Charts and diagrams as code:
[Begin]
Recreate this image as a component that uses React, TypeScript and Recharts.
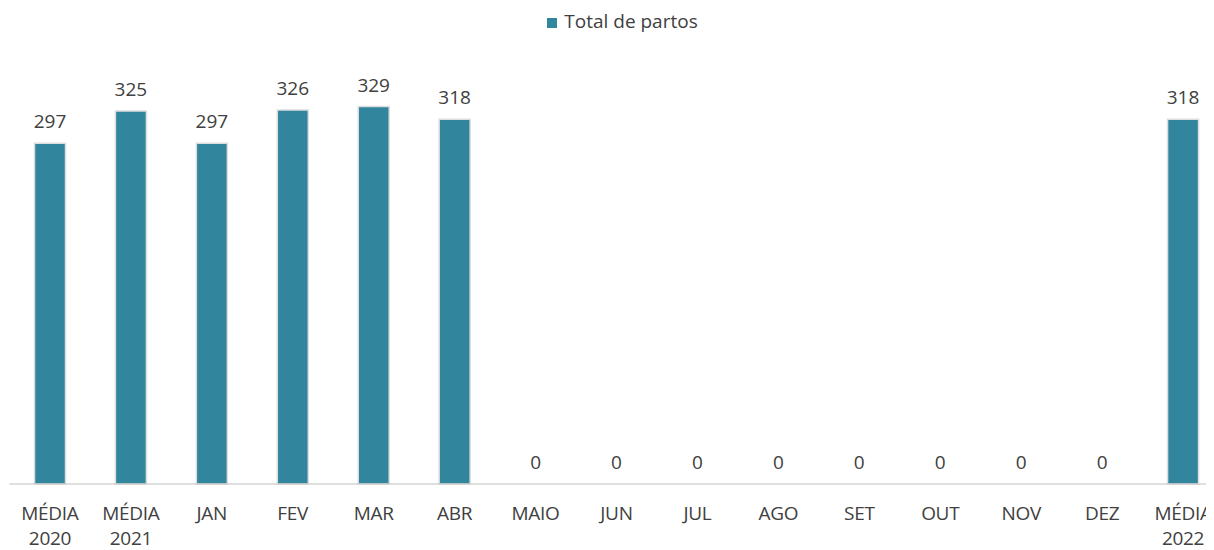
import { ComposedChart, Bar, Line, XAxis, YAxis, Legend, LabelList } from 'recharts'

const categories = [
  'MÉDIA\n2020',
  'MÉDIA\n2021',
  'JAN',
  'FEV',
  'MAR',
  'ABR',
  'MAIO',
  'JUN',
  'JUL',
  'AGO',
  'SET',
  'OUT',
  'NOV',
  'DEZ',
  'MÉDIA\n2022'
]
const totalPartos = [297, 325, 297, 326, 329, 318, 0, 0, 0, 0, 0, 0, 0, 0, 318]

const data = categories.map((name, i) => ({ name, total: totalPartos[i] }))

const FONT = '"Open Sans", sans-serif'
const TEXT = '#404040'
const BAR = '#31859C'

function CategoryTick(props: any) {
  const { x, y, payload } = props
  const lines = String(payload.value).split('\n')
  return (
    <text
      x={x}
      y={y + 28}
      textAnchor="middle"
      fill={TEXT}
      fontSize={19}
      fontFamily={FONT}
      letterSpacing={-0.3}
    >
      {lines.map((l, i) => (
        <tspan key={i} x={x} dy={i === 0 ? 0 : 25}>
          {l}
        </tspan>
      ))}
    </text>
  )
}

export default function App() {
  return (
    <div style={{ width: 1206, height: 542, overflow: 'hidden' }}>
      <ComposedChart
        width={1228}
        height={542}
        data={data}
        margin={{ top: 14, right: 12.5, left: 1.5, bottom: 0 }}
      >
        <Legend
          verticalAlign="top"
          align="center"
          height={26}
          iconType="square"
          iconSize={10}
          wrapperStyle={{ top: 0, left: 12.5, fontFamily: FONT, fontSize: 19 }}
          formatter={(v) => <span style={{ color: TEXT, marginLeft: 3 }}>{v}</span>}
        />
        <XAxis
          dataKey="name"
          interval={0}
          tickLine={false}
          axisLine={{ stroke: '#bfbfbf' }}
          height={66}
          tick={<CategoryTick />}
        />
        <YAxis hide domain={[0, 380]} />
        <Bar
          dataKey="total"
          name="Total de partos"
          fill={BAR}
          stroke="#dedede"
          strokeWidth={1.5}
          barSize={31}
          isAnimationActive={false}
        />
        {/* invisible line only carries the value labels, so zeros get one too */}
        <Line
          dataKey="total"
          stroke="none"
          dot={false}
          activeDot={false}
          legendType="none"
          isAnimationActive={false}
        >
          <LabelList
            dataKey="total"
            position="top"
            offset={15}
            fill={TEXT}
            fontSize={19}
            fontFamily={FONT}
          />
        </Line>
      </ComposedChart>
    </div>
  )
}
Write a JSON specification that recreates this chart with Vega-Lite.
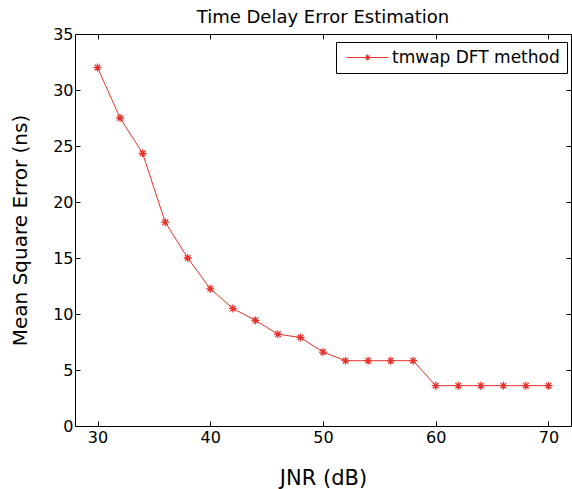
{
  "$schema": "https://vega.github.io/schema/vega-lite/v6.json",
  "width": 496,
  "height": 392,
  "autosize": "none",
  "padding": {"left": 75, "top": 34, "right": 1, "bottom": 63},
  "background": "white",
  "config": {
    "view": {"stroke": null},
    "font": "DejaVu Sans",
    "axis": {
      "domainColor": "black",
      "domainWidth": 1,
      "tickColor": "black",
      "tickSize": -5,
      "tickWidth": 1,
      "labelColor": "black",
      "labelFont": "DejaVu Sans",
      "labelFontSize": 16,
      "titleFont": "DejaVu Sans",
      "titleFontSize": 21,
      "titleFontWeight": "normal",
      "titleColor": "black",
      "grid": false,
      "labelFlush": false,
      "labelOverlap": false
    }
  },
  "title": {
    "text": "Time Delay Error Estimation",
    "fontSize": 18,
    "fontWeight": "normal",
    "font": "DejaVu Sans",
    "color": "black",
    "offset": -1
  },
  "data": {
    "values": [
      {"jnr": 30, "mse": 32.0},
      {"jnr": 32, "mse": 27.5},
      {"jnr": 34, "mse": 24.35},
      {"jnr": 36, "mse": 18.2},
      {"jnr": 38, "mse": 15.0},
      {"jnr": 40, "mse": 12.25},
      {"jnr": 42, "mse": 10.5},
      {"jnr": 44, "mse": 9.43},
      {"jnr": 46, "mse": 8.2},
      {"jnr": 48, "mse": 7.9},
      {"jnr": 50, "mse": 6.6},
      {"jnr": 52, "mse": 5.83},
      {"jnr": 54, "mse": 5.83},
      {"jnr": 56, "mse": 5.83},
      {"jnr": 58, "mse": 5.83},
      {"jnr": 60, "mse": 3.6},
      {"jnr": 62, "mse": 3.6},
      {"jnr": 64, "mse": 3.6},
      {"jnr": 66, "mse": 3.6},
      {"jnr": 68, "mse": 3.6},
      {"jnr": 70, "mse": 3.6}
    ]
  },
  "layer": [
    {
      "mark": {"type": "line", "strokeWidth": 1},
      "encoding": {
        "x": {
          "field": "jnr", "type": "quantitative",
          "scale": {"domain": [28, 72], "nice": false, "zero": false},
          "axis": {"orient": "bottom", "title": "JNR (dB)", "values": [30, 40, 50, 60, 70], "labelPadding": 8, "titlePadding": 22}
        },
        "y": {
          "field": "mse", "type": "quantitative",
          "scale": {"domain": [0, 35], "nice": false},
          "axis": {"orient": "left", "title": "Mean Square Error (ns)", "titleFontSize": 20, "values": [0, 5, 10, 15, 20, 25, 30, 35], "labelPadding": 7, "titlePadding": 22}
        },
        "color": {
          "datum": "tmwap DFT method",
          "type": "nominal",
          "scale": {"range": ["#e5322d"]},
          "legend": {
            "orient": "none",
            "legendX": 261,
            "legendY": 8,
            "title": null,
            "strokeColor": "black",
            "fillColor": "white",
            "padding": 7,
            "cornerRadius": 0,
            "symbolType": "M-0.7,0H5.3M2.3,-0.43V0.43M1.87,0H2.73M2,-0.3L2.6,0.3M2,0.3L2.6,-0.3",
            "symbolSize": 196,
            "symbolStrokeWidth": 1.2,
            "symbolStrokeColor": "#e5322d",
            "symbolFillColor": "transparent",
            "labelFontSize": 17,
            "labelFont": "DejaVu Sans",
            "labelColor": "black",
            "labelOffset": 32,
            "labelLimit": 400
          }
        }
      }
    },
    {
      "mark": {
        "type": "point",
        "shape": "M0,-1V1M-1,0H1M-0.7,-0.7L0.7,0.7M-0.7,0.7L0.7,-0.7",
        "size": 64,
        "filled": false,
        "strokeWidth": 1.3,
        "color": "#e5322d",
        "opacity": 1
      },
      "encoding": {
        "x": {
          "field": "jnr", "type": "quantitative",
          "scale": {"domain": [28, 72], "nice": false, "zero": false},
          "axis": {"orient": "top", "title": null, "labels": false, "values": [30, 40, 50, 60, 70]}
        },
        "y": {
          "field": "mse", "type": "quantitative",
          "scale": {"domain": [0, 35], "nice": false},
          "axis": {"orient": "right", "title": null, "labels": false, "values": [0, 5, 10, 15, 20, 25, 30, 35]}
        }
      }
    }
  ],
  "resolve": {"axis": {"x": "independent", "y": "independent"}}
}
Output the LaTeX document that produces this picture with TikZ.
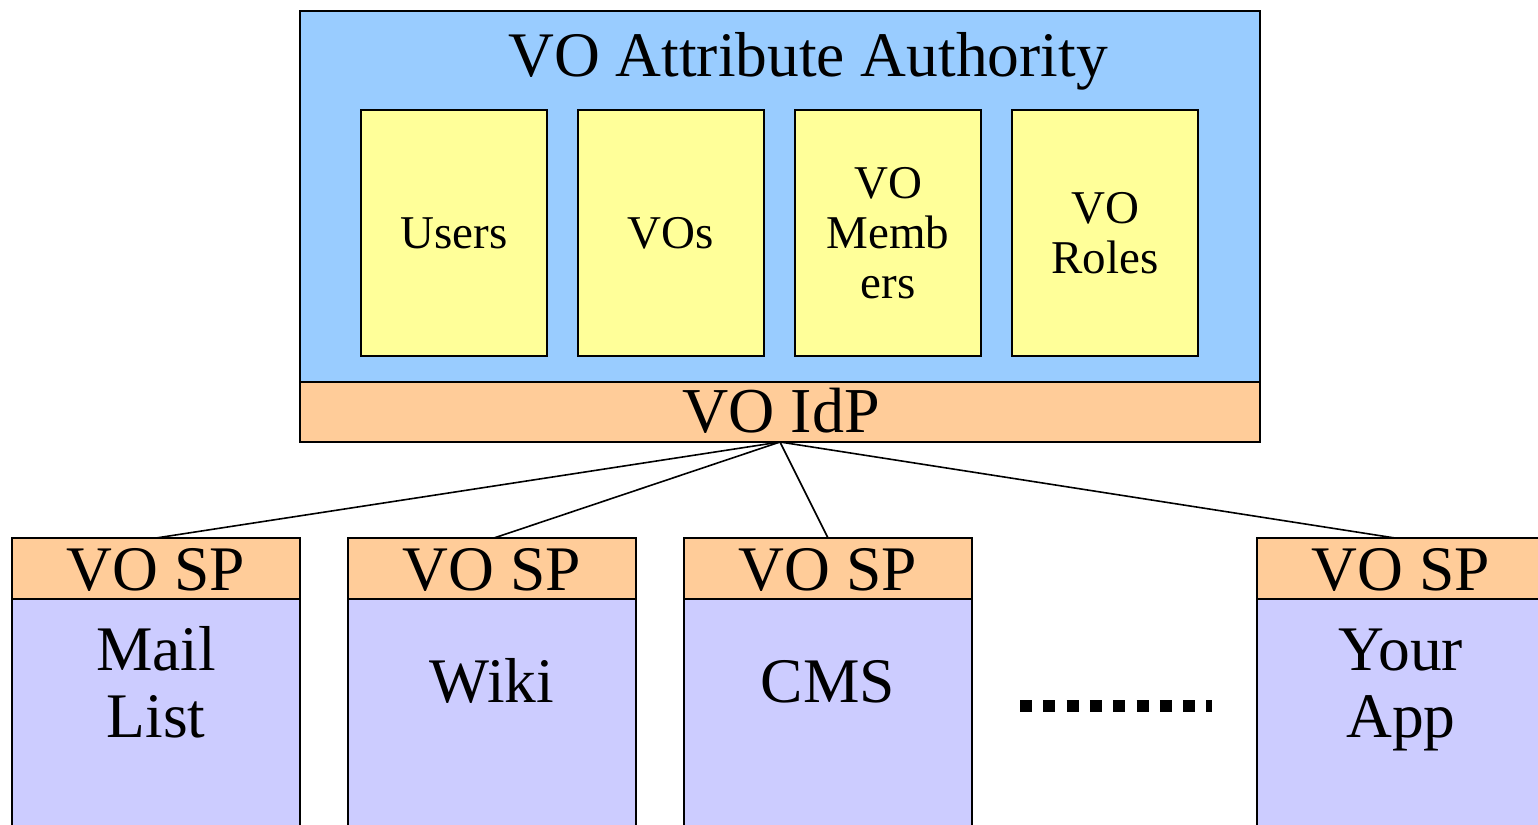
\documentclass[tikz,border=0pt]{standalone}
\usepackage{fontspec}
\setmainfont{Liberation Serif}
\definecolor{aablue}{HTML}{99CCFF}
\definecolor{idporange}{HTML}{FFCC99}
\definecolor{storeyellow}{HTML}{FFFF99}
\definecolor{applilac}{HTML}{CCCCFF}
\begin{document}
\begin{tikzpicture}[x=1pt,y=-1pt,
  box/.style={draw=black,line width=2pt,anchor=north west,inner sep=0pt,outer sep=0pt},
  store/.style={box,fill=storeyellow,minimum width=186pt,minimum height=246pt,
    align=center,font=\fontsize{47}{50}\selectfont},
  sphead/.style={box,fill=idporange,minimum width=288pt,minimum height=61pt},
  spbody/.style={box,fill=applilac,minimum width=288pt,minimum height=260pt},
  bigtext/.style={font=\fontsize{63.5}{67}\selectfont,inner sep=0pt,anchor=base},
  link/.style={line width=1.6pt}]
\useasboundingbox (0,0) rectangle (1538,824);

% attribute authority and its IdP front end
\node[box,fill=aablue,minimum width=960pt,minimum height=371pt] (aa) at (300,11) {};
\node[box,fill=idporange,minimum width=960pt,minimum height=60pt] (idp) at (300,382) {};
\node[bigtext] (aatitle) at (808,77) {VO Attribute Authority};
\node[bigtext,font=\fontsize{64}{67}\selectfont] (idptitle) at (781,432) {VO IdP};

% attribute stores
\node[store] (users)   at (361,110) {Users};
\node[store] (vos)     at (578,110) {VOs};
\node[store] (members) at (795,110) {VO\\Memb\\ers};
\node[store] (roles)   at (1012,110) {VO\\Roles};

% service providers
\foreach \n/\x in {a/12,b/348,c/684,d/1257}{
  \node[spbody] (body\n) at (\x,599) {};
  \node[sphead] (sp\n) at (\x,538) {};
  \node[bigtext] (splabel\n) at ([yshift=9pt]sp\n.south) {VO SP};
}
\node[bigtext] (mail) at (156,670) {Mail};
\node[bigtext] (list) at (156,737) {List};
\node[bigtext] (wiki) at (492,702) {Wiki};
\node[bigtext] (cms)  at (828,702) {CMS};
\node[bigtext] (your) at (1401,670) {Your};
\node[bigtext] (app)  at (1401,737) {App};

% connectors from the IdP to each SP
\coordinate (hub) at (idp.south);
\draw[link] (hub) -- (spa.north);
\draw[link] (hub) -- ([xshift=2pt]spb.north);
\draw[link] (hub) -- (spc.north);
\draw[link] (hub) -- ([xshift=-6pt]spd.north);

% ellipsis between the SPs
\draw[line width=12pt,dash pattern=on 12pt off 11.3pt] (1020,706) -- (1212,706);
\end{tikzpicture}
\end{document}
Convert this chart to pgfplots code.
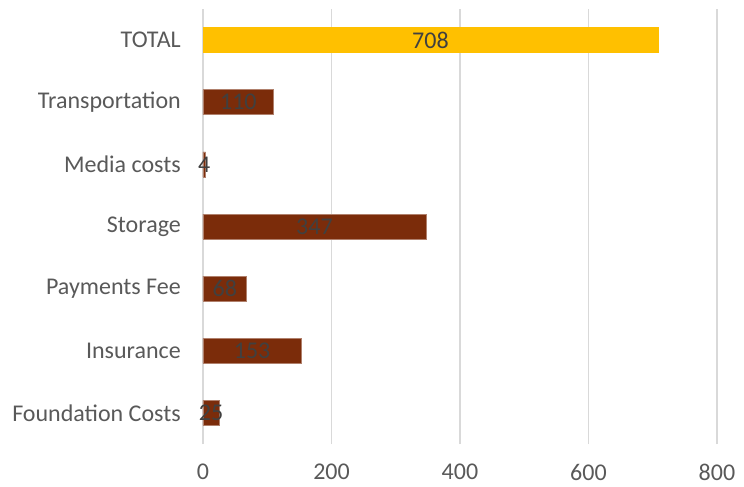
[End]
Work to do
Repeat the lines exactly as they stand, from the opening line of the data through the line with "const data = categories.map((name, i)". Pictures stay out of the copy.

Finished answer
Recreate this image as a component that uses React, TypeScript and Recharts.
import { ComposedChart, Bar, Line, XAxis, YAxis, Legend, LabelList } from 'recharts'

const categories = [
  'MÉDIA\n2020',
  'MÉDIA\n2021',
  'JAN',
  'FEV',
  'MAR',
  'ABR',
  'MAIO',
  'JUN',
  'JUL',
  'AGO',
  'SET',
  'OUT',
  'NOV',
  'DEZ',
  'MÉDIA\n2022'
]
const totalPartos = [297, 325, 297, 326, 329, 318, 0, 0, 0, 0, 0, 0, 0, 0, 318]

const data = categories.map((name, i) => ({ name, total: totalPartos[i] }))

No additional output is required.